After six months in Riu Kiu and thirty months in Nagasaki, the waifs reached their homes. On being brought to Yedo with his boat, Manjiro was made a samurai or wearer of two swords. As an official translator, he wrestled with Bowditch and logarithms, even to the partial bleaching of his hair. After several years of severe work, twenty manuscript copies of his book were made. His boat, now come to honor, was used as a model for others. The original was placed in a fire-proof storehouse as an honorable relic.

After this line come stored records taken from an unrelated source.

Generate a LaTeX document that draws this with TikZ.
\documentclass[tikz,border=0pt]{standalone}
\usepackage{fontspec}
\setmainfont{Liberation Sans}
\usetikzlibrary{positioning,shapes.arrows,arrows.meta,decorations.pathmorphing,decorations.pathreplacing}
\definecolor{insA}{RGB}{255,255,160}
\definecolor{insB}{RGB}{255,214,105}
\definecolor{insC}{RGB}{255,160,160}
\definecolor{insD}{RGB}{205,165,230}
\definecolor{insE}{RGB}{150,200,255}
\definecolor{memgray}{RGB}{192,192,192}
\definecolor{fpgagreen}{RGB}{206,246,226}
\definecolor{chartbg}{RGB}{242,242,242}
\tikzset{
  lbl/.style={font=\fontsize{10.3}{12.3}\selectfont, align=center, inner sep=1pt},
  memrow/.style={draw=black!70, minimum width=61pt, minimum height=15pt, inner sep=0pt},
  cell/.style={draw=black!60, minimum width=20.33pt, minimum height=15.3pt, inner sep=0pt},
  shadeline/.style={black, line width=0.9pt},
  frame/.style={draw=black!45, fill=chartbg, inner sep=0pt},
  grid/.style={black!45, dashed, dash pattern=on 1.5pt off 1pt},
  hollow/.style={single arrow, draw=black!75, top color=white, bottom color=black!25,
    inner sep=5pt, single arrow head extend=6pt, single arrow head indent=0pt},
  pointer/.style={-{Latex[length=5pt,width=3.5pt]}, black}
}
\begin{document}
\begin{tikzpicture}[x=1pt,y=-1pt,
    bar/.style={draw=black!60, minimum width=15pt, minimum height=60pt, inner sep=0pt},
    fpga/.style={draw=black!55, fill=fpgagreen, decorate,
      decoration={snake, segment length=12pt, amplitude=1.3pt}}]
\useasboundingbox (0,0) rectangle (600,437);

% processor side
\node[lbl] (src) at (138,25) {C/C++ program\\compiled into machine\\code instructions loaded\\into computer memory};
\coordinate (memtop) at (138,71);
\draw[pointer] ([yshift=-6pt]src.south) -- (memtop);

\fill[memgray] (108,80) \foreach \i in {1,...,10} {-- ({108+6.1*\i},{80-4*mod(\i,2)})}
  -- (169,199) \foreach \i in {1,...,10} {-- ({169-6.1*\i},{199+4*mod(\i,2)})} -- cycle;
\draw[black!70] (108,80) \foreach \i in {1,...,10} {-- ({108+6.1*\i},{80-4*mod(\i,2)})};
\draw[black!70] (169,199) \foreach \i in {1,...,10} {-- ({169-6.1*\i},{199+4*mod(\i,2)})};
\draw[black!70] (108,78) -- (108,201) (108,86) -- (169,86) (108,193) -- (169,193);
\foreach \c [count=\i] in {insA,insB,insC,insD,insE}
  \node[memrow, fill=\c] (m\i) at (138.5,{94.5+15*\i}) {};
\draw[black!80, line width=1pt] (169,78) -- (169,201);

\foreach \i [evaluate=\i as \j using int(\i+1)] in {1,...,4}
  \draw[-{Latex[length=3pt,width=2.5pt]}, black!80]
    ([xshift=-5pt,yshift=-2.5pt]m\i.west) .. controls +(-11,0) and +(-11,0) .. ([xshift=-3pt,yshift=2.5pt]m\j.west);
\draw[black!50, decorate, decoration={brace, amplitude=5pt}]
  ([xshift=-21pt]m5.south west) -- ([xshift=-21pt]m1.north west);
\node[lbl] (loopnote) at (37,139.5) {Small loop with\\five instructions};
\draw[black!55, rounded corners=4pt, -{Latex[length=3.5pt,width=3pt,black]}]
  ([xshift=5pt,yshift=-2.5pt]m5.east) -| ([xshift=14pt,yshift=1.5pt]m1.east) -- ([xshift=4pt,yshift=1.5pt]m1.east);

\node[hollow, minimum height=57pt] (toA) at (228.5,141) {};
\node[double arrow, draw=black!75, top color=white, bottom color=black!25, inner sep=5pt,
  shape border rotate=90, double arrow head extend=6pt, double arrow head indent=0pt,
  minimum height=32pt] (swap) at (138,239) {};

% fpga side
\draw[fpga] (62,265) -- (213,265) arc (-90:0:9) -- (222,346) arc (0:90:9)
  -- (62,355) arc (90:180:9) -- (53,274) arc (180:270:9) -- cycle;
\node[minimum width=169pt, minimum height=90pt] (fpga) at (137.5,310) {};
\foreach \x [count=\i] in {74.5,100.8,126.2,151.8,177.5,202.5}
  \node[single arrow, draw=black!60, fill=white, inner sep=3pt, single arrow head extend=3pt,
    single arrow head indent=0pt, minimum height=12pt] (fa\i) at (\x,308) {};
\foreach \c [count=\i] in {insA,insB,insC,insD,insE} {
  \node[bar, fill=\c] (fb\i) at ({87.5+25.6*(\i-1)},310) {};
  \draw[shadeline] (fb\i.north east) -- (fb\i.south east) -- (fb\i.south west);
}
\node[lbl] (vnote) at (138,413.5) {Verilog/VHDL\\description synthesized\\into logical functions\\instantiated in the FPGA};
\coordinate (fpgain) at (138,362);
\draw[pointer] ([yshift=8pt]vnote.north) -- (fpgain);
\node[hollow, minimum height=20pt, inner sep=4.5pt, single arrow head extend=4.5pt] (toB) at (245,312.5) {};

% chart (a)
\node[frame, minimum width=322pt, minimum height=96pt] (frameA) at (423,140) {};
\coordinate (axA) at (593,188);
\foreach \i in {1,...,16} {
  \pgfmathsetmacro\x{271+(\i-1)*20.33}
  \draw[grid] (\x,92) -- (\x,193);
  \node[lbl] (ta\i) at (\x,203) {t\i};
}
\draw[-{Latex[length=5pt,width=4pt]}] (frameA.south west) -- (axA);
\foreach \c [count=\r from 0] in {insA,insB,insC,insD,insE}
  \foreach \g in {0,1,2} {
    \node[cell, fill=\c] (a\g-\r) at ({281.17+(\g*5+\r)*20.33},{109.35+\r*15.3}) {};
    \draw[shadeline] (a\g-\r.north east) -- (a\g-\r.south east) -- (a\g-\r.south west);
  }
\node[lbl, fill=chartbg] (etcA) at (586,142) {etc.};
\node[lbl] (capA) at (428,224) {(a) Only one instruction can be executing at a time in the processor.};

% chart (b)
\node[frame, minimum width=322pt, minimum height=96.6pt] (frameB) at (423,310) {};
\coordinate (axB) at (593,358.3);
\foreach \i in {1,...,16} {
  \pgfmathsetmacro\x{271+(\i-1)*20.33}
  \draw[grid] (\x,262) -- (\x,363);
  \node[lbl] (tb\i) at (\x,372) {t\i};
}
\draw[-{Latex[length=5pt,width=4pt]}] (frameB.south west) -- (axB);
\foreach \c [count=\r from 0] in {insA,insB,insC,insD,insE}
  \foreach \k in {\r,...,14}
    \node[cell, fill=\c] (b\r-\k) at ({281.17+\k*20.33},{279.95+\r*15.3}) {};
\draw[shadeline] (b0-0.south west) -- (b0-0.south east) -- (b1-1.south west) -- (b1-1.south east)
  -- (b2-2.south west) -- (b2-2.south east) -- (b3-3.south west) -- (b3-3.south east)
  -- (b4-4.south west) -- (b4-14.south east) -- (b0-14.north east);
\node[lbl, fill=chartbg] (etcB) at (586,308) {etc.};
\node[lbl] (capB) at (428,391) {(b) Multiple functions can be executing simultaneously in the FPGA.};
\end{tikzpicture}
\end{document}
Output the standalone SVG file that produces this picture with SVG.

On Saturday, the 11th of February, 1854 three days after the Russians had left Nagasaki, and on the ninth day of the Japanese New Year, the watchers on the hills of Idzu descried the American squadron approaching. The Macedonian had grounded on the rocks a few miles from Kamakura, the medieval capital of the Minamoto Shō-guns, and near the spot over which Nitta Yoshisada, three hundred and twenty years before, had led his victorious hosts to overthrow the Hōjō usurpers. The powerful Mississippi, which had extricated and saved from utter loss during the Mexican war, the fine old frigate Germantown from a similar peril, easily drew off the Macedonian on Sunday, the 12th. On Monday, the 13th, amid all the lavish splendors of nature, for which the scenery of Adzuma, as poets call eastern Japan, is noted, the stately line of ships, the sailers towed by the steamers, moved up the bay,
“With all their spars uplifted,
Like crosses of some peaceful crusade.”
The superb panorama that unfolded before the eyes from the decks charmed all eyes. Significant and portentous seemed the position of the lights of heaven on that eventful day. To the west of the peerless mountain Fuji, “the moon was setting sharply defining one side with its chill cold rays.”[[29]] In the orient, the sun arising in cloudless radiance burnished with brilliant glory the lordly cone as it swelled to the sky. Did the natives recall their poet’s comparison and contrast of “the old sage, grown sad and slow,” and “the youth” who “new systems, laws and fashions frames?” The moon typified Old Japan ready to pass away, the the sun heralded the New Japan that was to be. Matthew Perry was set for the rising and fall of many in the then hermit land.